Akibat Bagi Indonesia
    Menyambut hal ini pemerintahpun gencar membangun smelter nikel di dalam negeri, hal ini untuk mencukupi kebutuhan ekspor nikel murni ke luar negeri. Jumlah Smelter nikel di tahun 2022 sudah ada 23 smelter nikel di Indonesia yang sudah beroperasi, dimana 21 diantaranya dimiliki oleh investor asal Cina. Jumlah Smelter nikel yang banyak ini merupakan dampak langsung dari kebijakan pelarangan ekspor nikel mentah Indonesia. Hilirisasi ekspor sekaligus produksi nikel murni di Indonesia merupakan kebijakan yang baik bagi ekonomi namun buruk bagi lingkungan.
    Dalam sebuah penelitian terhadap tambang nikel PT Wanatiara Persada yang dilakukan di Pulau Obi, Halmahera menunjukan jika akibat dari penambangan nikel yaitu pada saat curah hujan tinggi kondisi perairan pantai di sekitar PT. Wanatiara Persada berubah menjadi kemerahan yang disebabkan akibat meluapnya air dari setling pond sehingga menimbulkan pencemaran logam berat. Pencemaran laut di sekitar Pulau Obi menunjukan jika dampak lingkungan yang ditimbulkan dari eksplorasi nikel cenderung eksploitatif dikarenakan tidak matang dalam hal perencanaan pengolahan limbah.

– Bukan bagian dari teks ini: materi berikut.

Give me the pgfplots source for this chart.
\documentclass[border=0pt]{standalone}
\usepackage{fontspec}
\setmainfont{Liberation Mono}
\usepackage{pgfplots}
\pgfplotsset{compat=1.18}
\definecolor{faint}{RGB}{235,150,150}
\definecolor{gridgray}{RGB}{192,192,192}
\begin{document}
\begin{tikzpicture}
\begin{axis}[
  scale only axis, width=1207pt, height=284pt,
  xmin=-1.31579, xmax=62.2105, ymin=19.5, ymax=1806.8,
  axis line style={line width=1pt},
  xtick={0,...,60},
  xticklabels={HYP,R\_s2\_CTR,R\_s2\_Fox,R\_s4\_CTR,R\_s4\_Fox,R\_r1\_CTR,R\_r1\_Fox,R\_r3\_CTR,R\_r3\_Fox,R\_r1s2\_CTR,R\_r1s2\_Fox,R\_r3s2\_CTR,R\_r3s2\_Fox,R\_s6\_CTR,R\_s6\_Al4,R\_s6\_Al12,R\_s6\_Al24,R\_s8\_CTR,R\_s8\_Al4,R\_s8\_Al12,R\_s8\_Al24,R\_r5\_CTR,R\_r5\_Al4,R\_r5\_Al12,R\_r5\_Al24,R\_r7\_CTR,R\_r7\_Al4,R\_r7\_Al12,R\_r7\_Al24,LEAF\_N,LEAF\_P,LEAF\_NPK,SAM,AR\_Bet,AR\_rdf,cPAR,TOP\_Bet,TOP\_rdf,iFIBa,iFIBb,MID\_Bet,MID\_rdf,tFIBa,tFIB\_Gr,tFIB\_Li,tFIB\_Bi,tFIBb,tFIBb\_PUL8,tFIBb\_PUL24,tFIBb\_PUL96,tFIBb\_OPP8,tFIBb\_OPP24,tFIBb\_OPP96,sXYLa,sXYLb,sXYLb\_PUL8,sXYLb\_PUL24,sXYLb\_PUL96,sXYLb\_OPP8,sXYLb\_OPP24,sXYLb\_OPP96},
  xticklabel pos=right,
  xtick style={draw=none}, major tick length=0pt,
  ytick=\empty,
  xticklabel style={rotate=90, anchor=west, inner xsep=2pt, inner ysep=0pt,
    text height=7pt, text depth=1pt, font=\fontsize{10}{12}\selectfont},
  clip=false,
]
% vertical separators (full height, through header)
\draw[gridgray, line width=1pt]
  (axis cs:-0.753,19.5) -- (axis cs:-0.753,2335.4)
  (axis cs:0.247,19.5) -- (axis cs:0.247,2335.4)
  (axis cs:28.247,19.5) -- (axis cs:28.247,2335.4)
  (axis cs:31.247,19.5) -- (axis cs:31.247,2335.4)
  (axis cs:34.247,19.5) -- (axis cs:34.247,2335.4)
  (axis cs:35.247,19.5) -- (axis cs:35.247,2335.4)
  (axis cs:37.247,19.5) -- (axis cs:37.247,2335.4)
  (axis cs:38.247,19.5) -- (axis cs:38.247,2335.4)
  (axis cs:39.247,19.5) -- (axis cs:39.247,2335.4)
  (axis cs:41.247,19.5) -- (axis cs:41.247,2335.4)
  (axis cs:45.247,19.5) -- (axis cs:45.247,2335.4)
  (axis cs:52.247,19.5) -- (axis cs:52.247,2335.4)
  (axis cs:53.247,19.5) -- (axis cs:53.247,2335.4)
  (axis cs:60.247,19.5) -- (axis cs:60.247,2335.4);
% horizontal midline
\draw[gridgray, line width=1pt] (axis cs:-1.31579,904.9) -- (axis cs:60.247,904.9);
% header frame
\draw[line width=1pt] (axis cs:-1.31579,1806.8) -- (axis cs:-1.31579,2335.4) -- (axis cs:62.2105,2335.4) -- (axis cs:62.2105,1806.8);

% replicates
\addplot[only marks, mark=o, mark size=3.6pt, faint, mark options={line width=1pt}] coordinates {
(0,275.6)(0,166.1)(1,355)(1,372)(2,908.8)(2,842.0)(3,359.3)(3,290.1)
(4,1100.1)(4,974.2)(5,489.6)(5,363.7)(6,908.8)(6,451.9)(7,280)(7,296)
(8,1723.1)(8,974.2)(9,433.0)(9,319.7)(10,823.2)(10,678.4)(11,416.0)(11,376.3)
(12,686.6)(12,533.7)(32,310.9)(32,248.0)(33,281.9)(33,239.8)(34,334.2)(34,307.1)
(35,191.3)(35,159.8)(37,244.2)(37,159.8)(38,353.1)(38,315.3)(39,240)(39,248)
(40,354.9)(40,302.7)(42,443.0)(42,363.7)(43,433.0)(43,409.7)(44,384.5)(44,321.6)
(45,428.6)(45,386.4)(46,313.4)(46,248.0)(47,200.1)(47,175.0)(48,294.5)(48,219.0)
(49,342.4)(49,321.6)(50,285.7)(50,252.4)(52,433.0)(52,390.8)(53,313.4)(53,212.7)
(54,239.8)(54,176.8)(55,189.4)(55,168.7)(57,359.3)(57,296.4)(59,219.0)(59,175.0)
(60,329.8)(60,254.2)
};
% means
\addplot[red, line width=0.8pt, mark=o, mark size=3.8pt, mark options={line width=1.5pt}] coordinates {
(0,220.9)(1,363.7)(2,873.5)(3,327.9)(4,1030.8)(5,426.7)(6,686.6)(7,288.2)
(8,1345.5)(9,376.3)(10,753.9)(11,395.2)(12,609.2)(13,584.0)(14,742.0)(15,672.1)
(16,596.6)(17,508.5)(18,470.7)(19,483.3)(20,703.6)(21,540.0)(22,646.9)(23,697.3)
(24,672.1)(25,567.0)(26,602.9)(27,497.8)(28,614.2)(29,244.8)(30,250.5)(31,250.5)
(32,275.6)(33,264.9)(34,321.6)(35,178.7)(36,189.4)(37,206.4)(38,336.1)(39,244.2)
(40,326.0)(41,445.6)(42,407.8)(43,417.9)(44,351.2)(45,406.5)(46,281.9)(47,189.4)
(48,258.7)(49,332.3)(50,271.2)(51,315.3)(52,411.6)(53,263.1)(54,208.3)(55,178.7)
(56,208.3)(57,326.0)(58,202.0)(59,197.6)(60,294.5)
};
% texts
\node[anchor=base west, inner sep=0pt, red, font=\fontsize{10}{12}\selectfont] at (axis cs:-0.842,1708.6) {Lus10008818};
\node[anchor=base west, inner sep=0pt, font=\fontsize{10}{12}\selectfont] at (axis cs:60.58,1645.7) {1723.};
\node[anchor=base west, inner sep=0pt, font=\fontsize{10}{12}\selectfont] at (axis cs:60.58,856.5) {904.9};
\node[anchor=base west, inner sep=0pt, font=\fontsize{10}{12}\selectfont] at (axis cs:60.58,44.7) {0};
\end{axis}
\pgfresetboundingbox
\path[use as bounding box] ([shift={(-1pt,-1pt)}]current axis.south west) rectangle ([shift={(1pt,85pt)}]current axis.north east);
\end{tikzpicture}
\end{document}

   Selain dampak lingkungan tambang nikel dan smelter nikel juga secara langsung berdampak terhadap masyarakat yang tinggal di sekitar area tambang. Dimana masyarakat yang mayoritas nelayan menjadi kehilangan pekerjaannya dikarenakan rusaknya ekosistem laut. Kerusakan ekosistem laut ini menyebabkan banyak ikan tangkapan nelayan yang terpapar nikel. Kandungan nikel di dalam ikan tentunya akan membuat ikan menjadi tidak sehat untuk dimakan dan dapat menyebabkan kanker untuk jangka panjang. Padahal perairan di sekitar Halmahera menjadi wilayah tangkapan ikan Nasional yang mana hasil tangkapannya dibawa ke Jakarta dan bahkan menjadi komoditas ekspor nasional ke luar negeri.
Kesimpulan
    Sejatinya pemanfaatan sumberdaya alam itu seperti racun, dimana jika dosis atau takarannya terlalu banyak maka akan membunuh. Tetapi jika masih diambang batas yang wajar racun itu tidak akan membunuh. Begitupun eksplorasi dan eksploitasi nikel yang seharusnya termonitor dengan baik sehingga tidak akan membunuh kita di masa depan.